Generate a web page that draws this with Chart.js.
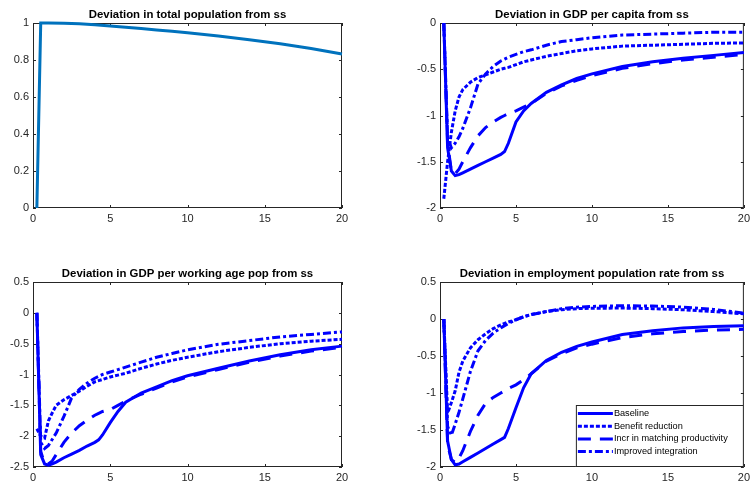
--------------------------------
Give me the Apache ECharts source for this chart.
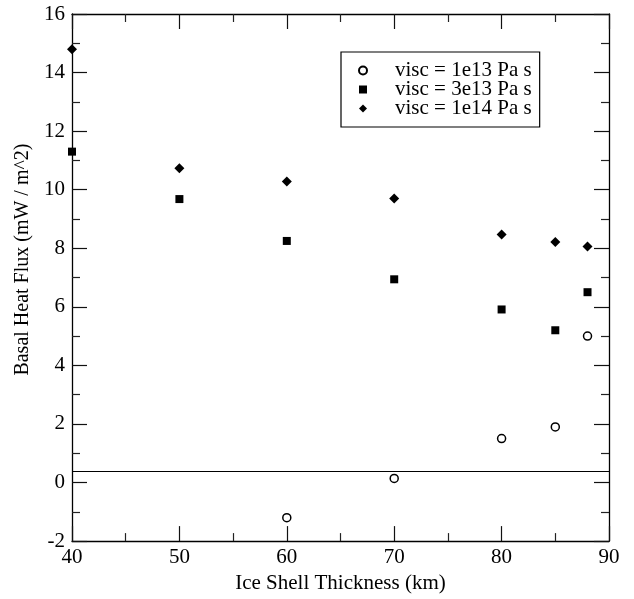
--------------------------------
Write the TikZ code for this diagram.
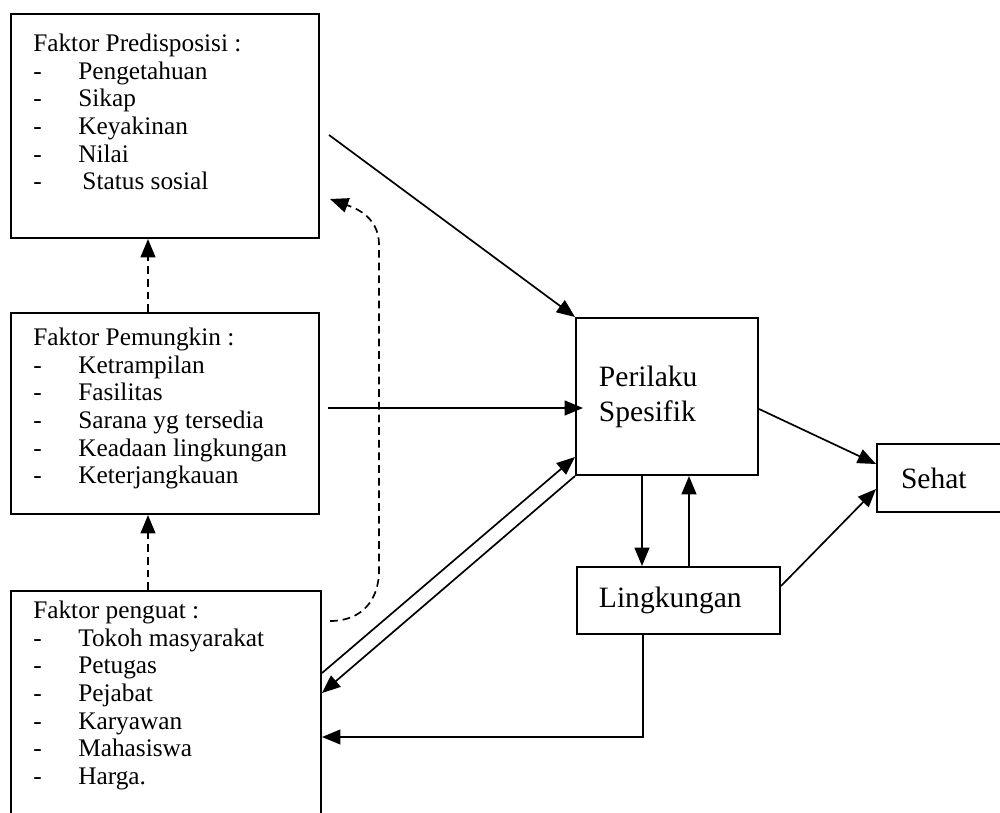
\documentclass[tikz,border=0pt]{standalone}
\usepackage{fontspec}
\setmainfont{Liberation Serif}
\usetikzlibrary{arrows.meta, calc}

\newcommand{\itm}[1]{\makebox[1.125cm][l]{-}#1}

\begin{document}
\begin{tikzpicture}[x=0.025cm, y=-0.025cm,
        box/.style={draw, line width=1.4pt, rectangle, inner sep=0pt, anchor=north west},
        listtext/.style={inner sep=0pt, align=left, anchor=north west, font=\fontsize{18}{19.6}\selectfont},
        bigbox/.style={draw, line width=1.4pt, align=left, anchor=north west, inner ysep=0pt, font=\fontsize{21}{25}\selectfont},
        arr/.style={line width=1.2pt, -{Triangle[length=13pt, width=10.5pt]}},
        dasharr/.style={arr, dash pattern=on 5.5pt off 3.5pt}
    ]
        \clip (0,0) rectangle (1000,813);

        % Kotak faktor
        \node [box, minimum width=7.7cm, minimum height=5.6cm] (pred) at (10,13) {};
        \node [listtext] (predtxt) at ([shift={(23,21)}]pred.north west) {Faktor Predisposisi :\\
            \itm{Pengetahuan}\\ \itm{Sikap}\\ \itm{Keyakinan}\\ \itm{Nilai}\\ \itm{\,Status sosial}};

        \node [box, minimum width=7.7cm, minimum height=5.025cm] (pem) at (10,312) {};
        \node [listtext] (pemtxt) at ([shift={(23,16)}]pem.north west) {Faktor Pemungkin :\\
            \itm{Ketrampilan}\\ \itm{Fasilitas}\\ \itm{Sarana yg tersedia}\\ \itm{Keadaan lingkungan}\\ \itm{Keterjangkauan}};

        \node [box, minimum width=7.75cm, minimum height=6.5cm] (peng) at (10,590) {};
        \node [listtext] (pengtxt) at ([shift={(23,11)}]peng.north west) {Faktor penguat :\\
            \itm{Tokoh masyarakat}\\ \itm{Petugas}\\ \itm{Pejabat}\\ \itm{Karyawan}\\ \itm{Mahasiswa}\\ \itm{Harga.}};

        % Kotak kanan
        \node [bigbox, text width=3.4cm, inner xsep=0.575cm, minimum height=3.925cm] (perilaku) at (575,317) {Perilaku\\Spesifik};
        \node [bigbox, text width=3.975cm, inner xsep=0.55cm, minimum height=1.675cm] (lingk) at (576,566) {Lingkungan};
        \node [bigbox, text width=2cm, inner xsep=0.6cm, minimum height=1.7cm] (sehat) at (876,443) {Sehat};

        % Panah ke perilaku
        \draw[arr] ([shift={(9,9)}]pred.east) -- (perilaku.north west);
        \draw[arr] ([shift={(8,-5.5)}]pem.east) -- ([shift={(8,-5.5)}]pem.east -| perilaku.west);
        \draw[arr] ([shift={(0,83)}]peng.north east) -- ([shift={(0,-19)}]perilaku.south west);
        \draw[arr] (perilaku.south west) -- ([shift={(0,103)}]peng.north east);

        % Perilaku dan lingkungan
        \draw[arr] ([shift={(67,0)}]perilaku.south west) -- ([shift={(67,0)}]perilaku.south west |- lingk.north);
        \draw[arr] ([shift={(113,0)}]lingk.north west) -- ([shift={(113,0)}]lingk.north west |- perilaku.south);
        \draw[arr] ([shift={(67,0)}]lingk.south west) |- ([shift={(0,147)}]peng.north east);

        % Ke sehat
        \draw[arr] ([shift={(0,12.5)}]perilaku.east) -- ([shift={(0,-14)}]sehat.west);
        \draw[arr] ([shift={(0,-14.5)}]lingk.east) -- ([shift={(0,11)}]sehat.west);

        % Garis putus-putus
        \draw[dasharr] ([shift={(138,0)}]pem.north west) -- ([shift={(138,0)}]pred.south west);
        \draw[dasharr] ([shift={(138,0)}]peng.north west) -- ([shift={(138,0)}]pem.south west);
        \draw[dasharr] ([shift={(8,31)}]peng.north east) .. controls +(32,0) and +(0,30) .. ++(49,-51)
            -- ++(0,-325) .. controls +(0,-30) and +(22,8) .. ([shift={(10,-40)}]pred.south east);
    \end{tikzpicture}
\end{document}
--------------------------------
> _Instructions to follow_
From the records above, transcribe exactly the lines starting at the one containing "Write the TikZ code for this diagram." and ending at the one containing "(0,0) rectangle (1000,813);". Skip the pictures.

> _Answer to this task_
Write the TikZ code for this diagram.
\documentclass[tikz,border=0pt]{standalone}
\usepackage{fontspec}
\setmainfont{Liberation Serif}
\usetikzlibrary{arrows.meta, calc}

\newcommand{\itm}[1]{\makebox[1.125cm][l]{-}#1}

\begin{document}
\begin{tikzpicture}[x=0.025cm, y=-0.025cm,
        box/.style={draw, line width=1.4pt, rectangle, inner sep=0pt, anchor=north west},
        listtext/.style={inner sep=0pt, align=left, anchor=north west, font=\fontsize{18}{19.6}\selectfont},
        bigbox/.style={draw, line width=1.4pt, align=left, anchor=north west, inner ysep=0pt, font=\fontsize{21}{25}\selectfont},
        arr/.style={line width=1.2pt, -{Triangle[length=13pt, width=10.5pt]}},
        dasharr/.style={arr, dash pattern=on 5.5pt off 3.5pt}
    ]
        \clip (0,0) rectangle (1000,813);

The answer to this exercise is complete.